Exercise: Retype, word for word, the lines between the ones holding "Reproduce this chart with matplotlib." and "yticks = [0, 0.2, 0.4, 0.6, 0.8, 1]", inclusive; pictures stay out of the copy.

— START OF Input —

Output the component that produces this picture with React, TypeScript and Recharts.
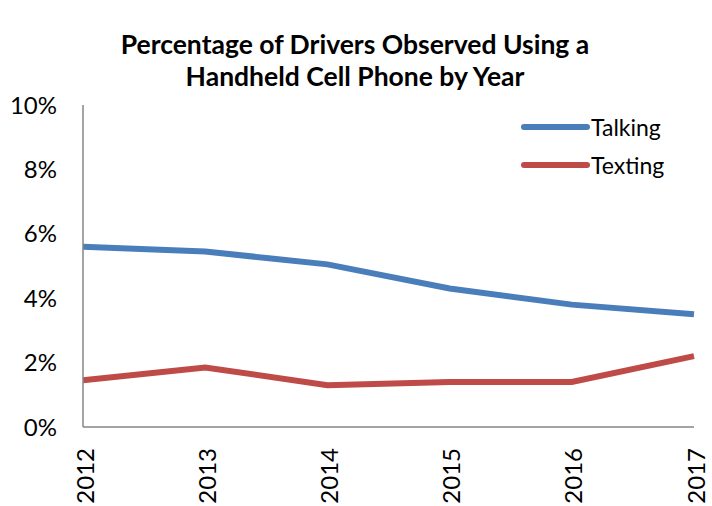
import React from "react";
import { LineChart, Line, XAxis, YAxis } from "recharts";

const years = ["2012", "2013", "2014", "2015", "2016", "2017"];
const talking = [5.6, 5.45, 5.05, 4.3, 3.8, 3.5];
const texting = [1.45, 1.85, 1.3, 1.4, 1.4, 2.2];
const yTicks = [0, 2, 4, 6, 8, 10];
const titleLines = ["Percentage of Drivers Observed Using a", "Handheld Cell Phone by Year"];
const seriesNames = ["Talking", "Texting"];

const data = years.map((y, i) => ({ year: y, Talking: talking[i], Texting: texting[i] }));

const FONT = "Lato, 'Open Sans', sans-serif";
const BLUE = "#4A7EBB";
const RED = "#BE4B48";
const colors = [BLUE, RED];

const XTick = (props: any) => {
  const { x, y, payload } = props;
  return (
    <text
      x={x}
      y={y}
      transform={`rotate(-90, ${x}, ${y})`}
      textAnchor="end"
      dominantBaseline="central"
      dx={-13}
      dy={1}
      fontSize={24}
      fontFamily={FONT}
      fill="#000"
    >
      {payload.value}
    </text>
  );
};

export default function App() {
  return (
    <div style={{ position: "absolute", left: 0, top: 0, width: 712, height: 506, background: "#fff" }}>
      <div
        style={{
          position: "absolute",
          left: 0,
          top: 28,
          width: 712,
          textAlign: "center",
          fontFamily: FONT,
          fontWeight: 700,
          fontSize: 26.5,
          lineHeight: "32px",
          color: "#000",
        }}
      >
        <div style={{ marginLeft: -2 }}>{titleLines[0]}</div>
        <div style={{ marginLeft: -2 }}>{titleLines[1]}</div>
      </div>
      <div style={{ position: "absolute", left: 0, top: 0 }}>
        <LineChart width={712} height={506} data={data} margin={{ top: 105, right: 18, bottom: 0, left: 8 }}>
          <XAxis
            dataKey="year"
            height={79}
            tickLine={false}
            axisLine={{ stroke: "#868686", strokeWidth: 1.5 }}
            tick={<XTick />}
            interval={0}
          />
          <YAxis
            width={75}
            domain={[0, 10]}
            ticks={yTicks}
            tickFormatter={(v: number) => `${v}%`}
            tickLine={false}
            tickSize={6}
            tickMargin={20}
            axisLine={{ stroke: "#868686", strokeWidth: 1.5 }}
            tick={{ fontSize: 24, fontFamily: FONT, fill: "#000" }}
          />
          <Line type="linear" dataKey="Talking" stroke={BLUE} strokeWidth={6} dot={false} isAnimationActive={false} />
          <Line type="linear" dataKey="Texting" stroke={RED} strokeWidth={6} dot={false} isAnimationActive={false} />
        </LineChart>
      </div>
      <div style={{ position: "absolute", left: 519, top: 108, fontFamily: FONT, fontSize: 23, color: "#000" }}>
        {seriesNames.map((n, i) => (
          <div key={n} style={{ display: "flex", alignItems: "center", height: 38 }}>
            <svg width={72} height={10}>
              <line x1={5} y1={5} x2={68} y2={5} stroke={colors[i]} strokeWidth={6} strokeLinecap="round" />
            </svg>
            <span>{n}</span>
          </div>
        ))}
      </div>
    </div>
  );
}
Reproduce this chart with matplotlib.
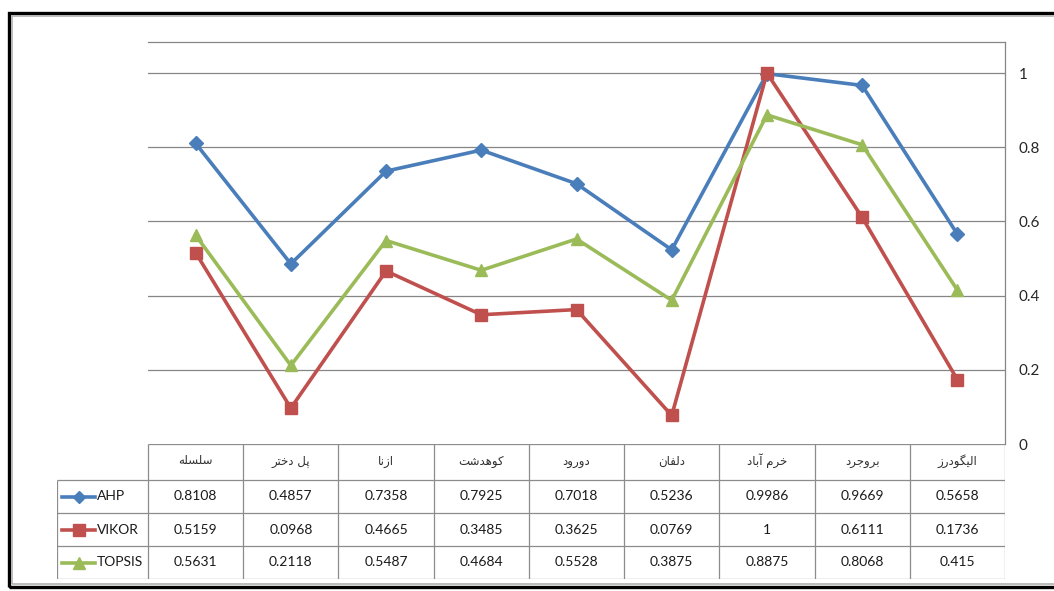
import matplotlib
matplotlib.use("Agg")
import matplotlib.pyplot as plt
from matplotlib.patches import Rectangle
from matplotlib.lines import Line2D

# data
cities = ["سلسله", "پل دختر", "ازنا", "کوهدشت", "دورود", "دلفان", "خرم آباد", "بروجرد", "الیگودرز"]
ahp = [0.8108, 0.4857, 0.7358, 0.7925, 0.7018, 0.5236, 0.9986, 0.9669, 0.5658]
vikor = [0.5159, 0.0968, 0.4665, 0.3485, 0.3625, 0.0769, 1, 0.6111, 0.1736]
topsis = [0.5631, 0.2118, 0.5487, 0.4684, 0.5528, 0.3875, 0.8875, 0.8068, 0.415]
series_names = ["AHP", "VIKOR", "TOPSIS"]
yticks = [0, 0.2, 0.4, 0.6, 0.8, 1]

# matplotlib has no arabic shaping, so pick presentation forms by hand
# (isolated, final, initial, medial)
FORMS = {
    'ا': ('\uFE8D', '\uFE8E', None, None),
    'آ': ('\uFE81', '\uFE82', None, None),
    'ب': ('\uFE8F', '\uFE90', '\uFE91', '\uFE92'),
    'پ': ('\uFB56', '\uFB57', '\uFB58', '\uFB59'),
    'ت': ('\uFE95', '\uFE96', '\uFE97', '\uFE98'),
    'ج': ('\uFE9D', '\uFE9E', '\uFE9F', '\uFEA0'),
    'خ': ('\uFEA5', '\uFEA6', '\uFEA7', '\uFEA8'),
    'د': ('\uFEA9', '\uFEAA', None, None),
    'ر': ('\uFEAD', '\uFEAE', None, None),
    'ز': ('\uFEAF', '\uFEB0', None, None),
    'س': ('\uFEB1', '\uFEB2', '\uFEB3', '\uFEB4'),
    'ش': ('\uFEB5', '\uFEB6', '\uFEB7', '\uFEB8'),
    'ف': ('\uFED1', '\uFED2', '\uFED3', '\uFED4'),
    'ک': ('\uFB8E', '\uFB8F', '\uFB90', '\uFB91'),
    'گ': ('\uFB92', '\uFB93', '\uFB94', '\uFB95'),
    'ل': ('\uFEDD', '\uFEDE', '\uFEDF', '\uFEE0'),
    'م': ('\uFEE1', '\uFEE2', '\uFEE3', '\uFEE4'),
    'ن': ('\uFEE5', '\uFEE6', '\uFEE7', '\uFEE8'),
    'ه': ('\uFEE9', '\uFEEA', '\uFEEB', '\uFEEC'),
    'و': ('\uFEED', '\uFEEE', None, None),
    'ی': ('\uFBFC', '\uFBFD', '\uFBFE', '\uFBFF'),
}


def shape(word):
    out = []
    for i, c in enumerate(word):
        if c not in FORMS:
            out.append(c)
            continue
        prev = word[i - 1] if i > 0 else None
        nxt = word[i + 1] if i + 1 < len(word) else None
        jp = prev in FORMS and FORMS[prev][2] is not None
        jn = FORMS[c][2] is not None and nxt in FORMS
        f = FORMS[c]
        if jp and jn:
            out.append(f[3])
        elif jp:
            out.append(f[1])
        elif jn:
            out.append(f[2])
        else:
            out.append(f[0])
    return "".join(out[::-1])


W, H = 1054, 591
fig = plt.figure(figsize=(W / 100, H / 100), dpi=100)

def fx(px):
    return px / W

def fy(py):
    return 1 - py / H

# outer frame
fig.patches.append(Rectangle((fx(9), fy(587)), fx(1060 - 9), fy(13) - fy(587),
                             transform=fig.transFigure, fill=False, ec="black", lw=2.4))
fig.patches.append(Rectangle((fx(12), fy(584)), fx(1060 - 12), fy(16) - fy(584),
                             transform=fig.transFigure, fill=False, ec="#b0b0b0", lw=1.2))

left, right, top, base = 148, 1005, 42, 444
ax = fig.add_axes([fx(left), fy(base), fx(right - left), fy(top) - fy(base)])
x = list(range(len(cities)))
ax.set_xlim(-0.5, len(cities) - 0.5)
ax.set_ylim(0, 1.084)
grid_c = "#868686"
for t in yticks[1:]:
    ax.axhline(t, color=grid_c, lw=0.9, zorder=1)

colors = ["#4a7ebb", "#c0504d", "#9bbb59"]
markers = ["D", "s", "^"]
msizes = [7, 9, 9]
for vals, c, m, ms in zip([ahp, vikor, topsis], colors, markers, msizes):
    ax.plot(x, vals, color=c, lw=2.6, marker=m, ms=ms, mec=c, mfc=c, zorder=3, clip_on=False)

ax.set_xticks([])
ax.yaxis.tick_right()
ax.set_yticks(yticks)
ax.set_yticklabels([f"{t:g}" for t in yticks], fontfamily="Lato", fontsize=11, color="#262626")
ax.tick_params(axis="y", length=0, pad=10)
for s in ["left", "bottom"]:
    ax.spines[s].set_visible(False)
for s in ["top", "right"]:
    ax.spines[s].set_color(grid_c)
    ax.spines[s].set_linewidth(0.9)

# data table under the plot
leg_left = 57
unit = (right - left) / len(cities)
tab_bottom = 579
tax = fig.add_axes([fx(leg_left), fy(tab_bottom), fx(right - leg_left), fy(base) - fy(tab_bottom)])
x0 = -0.5 - (left - leg_left) / unit
tax.set_xlim(x0, len(cities) - 0.5)
row_h = [36, 33, 33, 33]
edges = [0]
for h in row_h:
    edges.append(edges[-1] + h)
tax.set_ylim(edges[-1], 0)
tax.axis("off")
tab_c = "#8c8c8c"
tax.hlines(0, -0.5, len(cities) - 0.5, color=tab_c, lw=0.9)
for e in edges[1:]:
    tax.hlines(e, x0, len(cities) - 0.5, color=tab_c, lw=0.9)
for k in range(len(cities) + 1):
    tax.vlines(k - 0.5, 0, edges[-1], color=tab_c, lw=0.9)
tax.vlines(x0, edges[1], edges[-1], color=tab_c, lw=0.9)

for k, name in enumerate(cities):
    tax.text(k, (edges[0] + edges[1]) / 2 - 1, shape(name), ha="center", va="center",
             fontfamily="DejaVu Sans", fontsize=8.5, color="#303030")

for r, (nm, vals, c, m, ms) in enumerate(zip(series_names, [ahp, vikor, topsis], colors, markers, msizes)):
    yc = (edges[r + 1] + edges[r + 2]) / 2
    for k, v in enumerate(vals):
        tax.text(k, yc, f"{v:g}", ha="center", va="center", fontfamily="Lato",
                 fontsize=10, color="#1a1a1a")
    lx0 = x0 + 5 / unit
    lx1 = x0 + 38 / unit
    tax.add_line(Line2D([lx0, lx1], [yc, yc], color=c, lw=2.6))
    tax.add_line(Line2D([(lx0 + lx1) / 2], [yc], color=c, marker=m, ms=ms - 1, mec=c, mfc=c))
    tax.text(x0 + 40 / unit, yc, nm, ha="left", va="center", fontfamily="Lato",
             fontsize=10, color="#1a1a1a")

fig.savefig("out.png", dpi=100)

— END OF Input —

Final result:
Reproduce this chart with matplotlib.
import matplotlib
matplotlib.use("Agg")
import matplotlib.pyplot as plt
from matplotlib.patches import Rectangle
from matplotlib.lines import Line2D

# data
cities = ["سلسله", "پل دختر", "ازنا", "کوهدشت", "دورود", "دلفان", "خرم آباد", "بروجرد", "الیگودرز"]
ahp = [0.8108, 0.4857, 0.7358, 0.7925, 0.7018, 0.5236, 0.9986, 0.9669, 0.5658]
vikor = [0.5159, 0.0968, 0.4665, 0.3485, 0.3625, 0.0769, 1, 0.6111, 0.1736]
topsis = [0.5631, 0.2118, 0.5487, 0.4684, 0.5528, 0.3875, 0.8875, 0.8068, 0.415]
series_names = ["AHP", "VIKOR", "TOPSIS"]
yticks = [0, 0.2, 0.4, 0.6, 0.8, 1]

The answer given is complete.